Several factors could contribute to this. Common culprits include an undersized AC unit, leaky or poorly insulated ductwork, inadequate home insulation (walls, ceiling, floor), old single-pane windows, and air leaks around doors and windows. A clogged air filter or dirty outdoor coils can also severely impact your unit’s ability to cool effectively. Start with the basics like filters and cleaning, then consider professional inspection for sizing and insulation issues.
Are mini-splits good for mobile homes?
Absolutely. Ductless mini-splits are an excellent choice for mobile homes. They offer zoned cooling, high energy efficiency (often with high SEER ratings), and don’t require extensive ductwork, which is a major advantage for homes where duct systems might be old, leaky, or non-existent. They provide quiet operation and precise temperature control for individual rooms or areas.
What is the typical lifespan of an AC unit in a manufactured home?
With proper installation and regular maintenance, you can expect an AC unit in a manufactured home to last typically 10 to 15 years, similar to units in site-built homes. However, factors like climate, frequency of use, quality of the initial installation, and consistency of maintenance can all influence its longevity. Neglecting maintenance or having an improperly sized unit can significantly shorten its lifespan.
Can I improve my mobile home’s energy efficiency for cooling?
Yes, definitely. Beyond having an efficient AC unit, you can improve overall energy efficiency by upgrading insulation in the walls, ceiling, and floor, sealing all air leaks around windows, doors, and penetrations, installing solar screens or reflective window film, using programmable or smart thermostats, and ensuring your ductwork is sealed and insulated. Strategic landscaping for shading can also help reduce heat gain.
Final Thoughts
Air conditioning your trailer house effectively doesn’t have to be a mystery. It comes down to understanding the unique characteristics of manufactured homes, making informed choices about the right type and size of unit, ensuring professional installation, and committing to regular maintenance. It’s a process, but one that pays off in comfort, lower utility bills, and a longer-lasting system.
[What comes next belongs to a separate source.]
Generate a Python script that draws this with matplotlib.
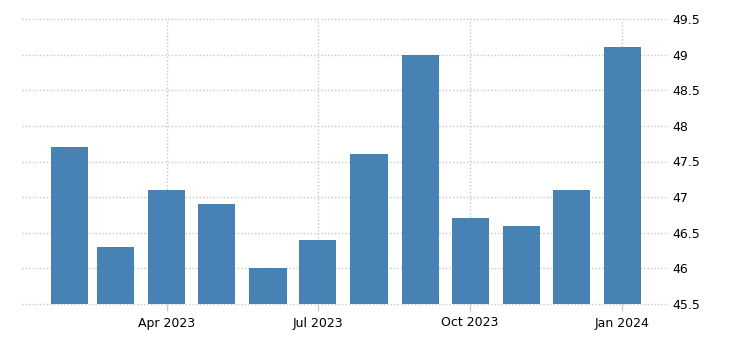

Don’t fall into the trap of buying the cheapest unit or trying to make a standard residential AC fit where it doesn’t belong. Spend the time to get a proper load calculation, look for energy-efficient features, and always prioritize professional installation from a reputable HVAC company experienced with manufactured homes. By following these guidelines, you’ll be well on your way to enjoying a cool, comfortable, and efficient home for years to come.